Leave out the pictures and retype only the lines from the opening line to the line that holds "350, 400, 450]", both ends included.

--- Start of STORED ROWS ---

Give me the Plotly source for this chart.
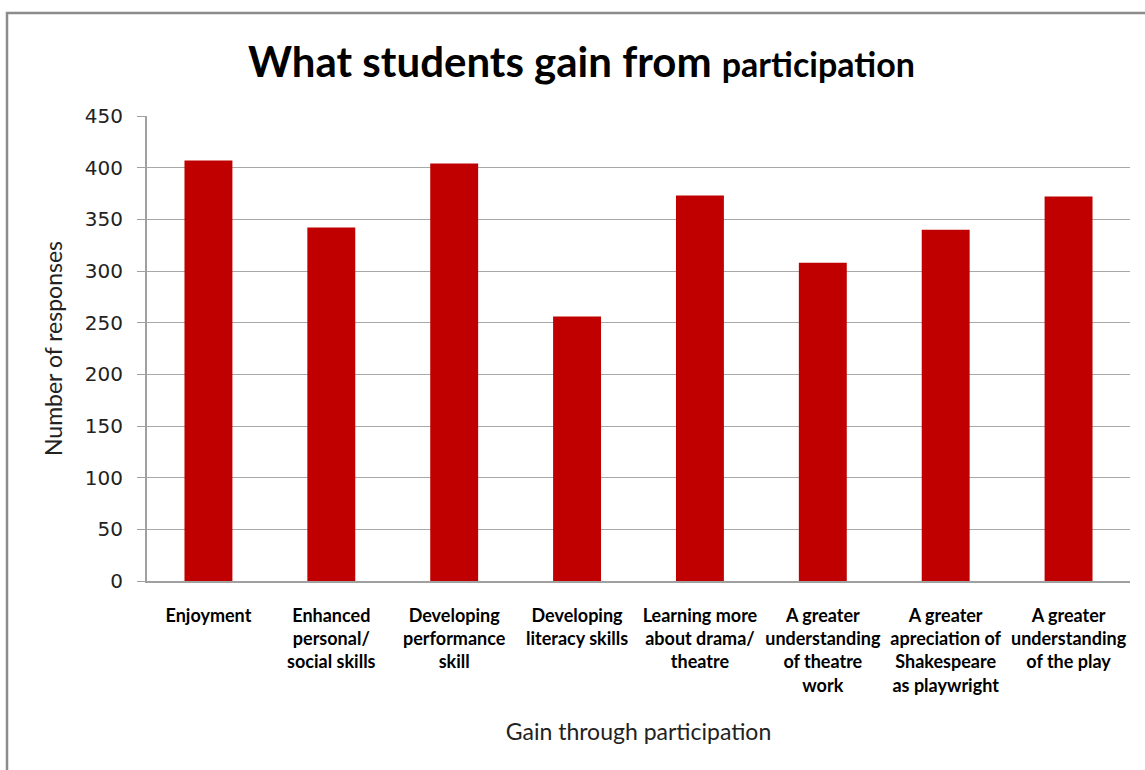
import plotly.graph_objects as go

categories = [
    "Enjoyment",
    "Enhanced<br>personal/<br>social skills",
    "Developing<br>performance<br>skill",
    "Developing<br>literacy skills",
    "Learning more<br>about drama/<br>theatre",
    "A greater<br>understanding<br>of theatre<br>work",
    "A greater<br>apreciation of<br>Shakespeare<br>as playwright",
    "A greater<br>understanding<br>of the play",
]
responses = [407, 342, 404, 256, 373, 308, 340, 372]
y_ticks = [0, 50, 100, 150, 200, 250, 300, 350, 400, 450]

L, R, T, B = 147, 15, 116, 189
W, H = 1145, 770
pw, ph = W - L - R, H - T - B

def px(x):
    return (x - L) / pw

def py(y):
    return (H - B - y) / ph

fig = go.Figure(go.Bar(
    x=categories, y=responses,
    marker=dict(color="#C00000", line=dict(width=0)),
))

fig.update_layout(
    width=W, height=H,
    margin=dict(l=L, r=R, t=T, b=B),
    paper_bgcolor="white", plot_bgcolor="white",
    bargap=0.61,
    showlegend=False,
    xaxis=dict(
        showline=True, linecolor="#A0A0A0", linewidth=2,
        showgrid=False, ticks="",
        tickfont=dict(family="Lato", size=18, color="black", weight="bold"),
        ticklabelstandoff=17,
        title=dict(text="Gain through participation",
                   font=dict(family="Lato", size=23, color="#222"),
                   standoff=29),
    ),
    yaxis=dict(
        range=[0, 450], tickvals=y_ticks,
        showline=True, linecolor="#A0A0A0", linewidth=2,
        showgrid=True, gridcolor="#A8A8A8", gridwidth=1,
        ticks="outside", ticklen=8, tickcolor="#A0A0A0", tickwidth=1,
        tickfont=dict(family="DejaVu Sans", size=20, color="#222"),
        ticklabelstandoff=10,
        zeroline=False,
        title=dict(text="Number of responses",
                   font=dict(family="Lato", size=23, color="#222"),
                   standoff=16),
    ),
    shapes=[dict(
        type="rect", xref="paper", yref="paper",
        x0=px(7), x1=px(1150), y0=py(775), y1=py(13),
        line=dict(color="#8C8C8C", width=2.5), fillcolor="rgba(0,0,0,0)",
        layer="below",
    )],
    annotations=[dict(
        xref="paper", yref="paper", x=px(581), y=py(61),
        xanchor="center", yanchor="middle", showarrow=False,
        text="<b>What students gain from <span style='font-size:34px'>participation</span></b>",
        font=dict(family="Lato", size=42, color="black"),
    )],
)

fig.write_html("out.html")
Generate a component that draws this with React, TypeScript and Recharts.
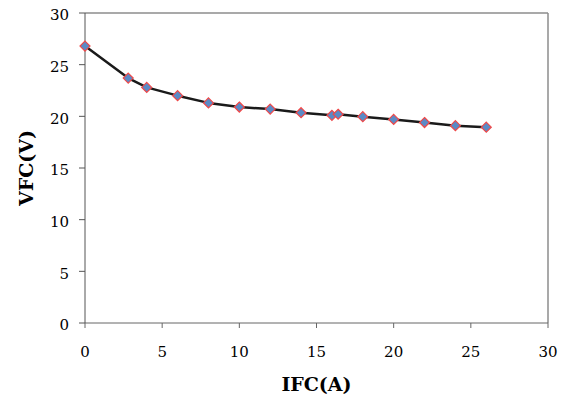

--- End of STORED ROWS ---

→ FINAL ANSWER
Give me the Plotly source for this chart.
import plotly.graph_objects as go

categories = [
    "Enjoyment",
    "Enhanced<br>personal/<br>social skills",
    "Developing<br>performance<br>skill",
    "Developing<br>literacy skills",
    "Learning more<br>about drama/<br>theatre",
    "A greater<br>understanding<br>of theatre<br>work",
    "A greater<br>apreciation of<br>Shakespeare<br>as playwright",
    "A greater<br>understanding<br>of the play",
]
responses = [407, 342, 404, 256, 373, 308, 340, 372]
y_ticks = [0, 50, 100, 150, 200, 250, 300, 350, 400, 450]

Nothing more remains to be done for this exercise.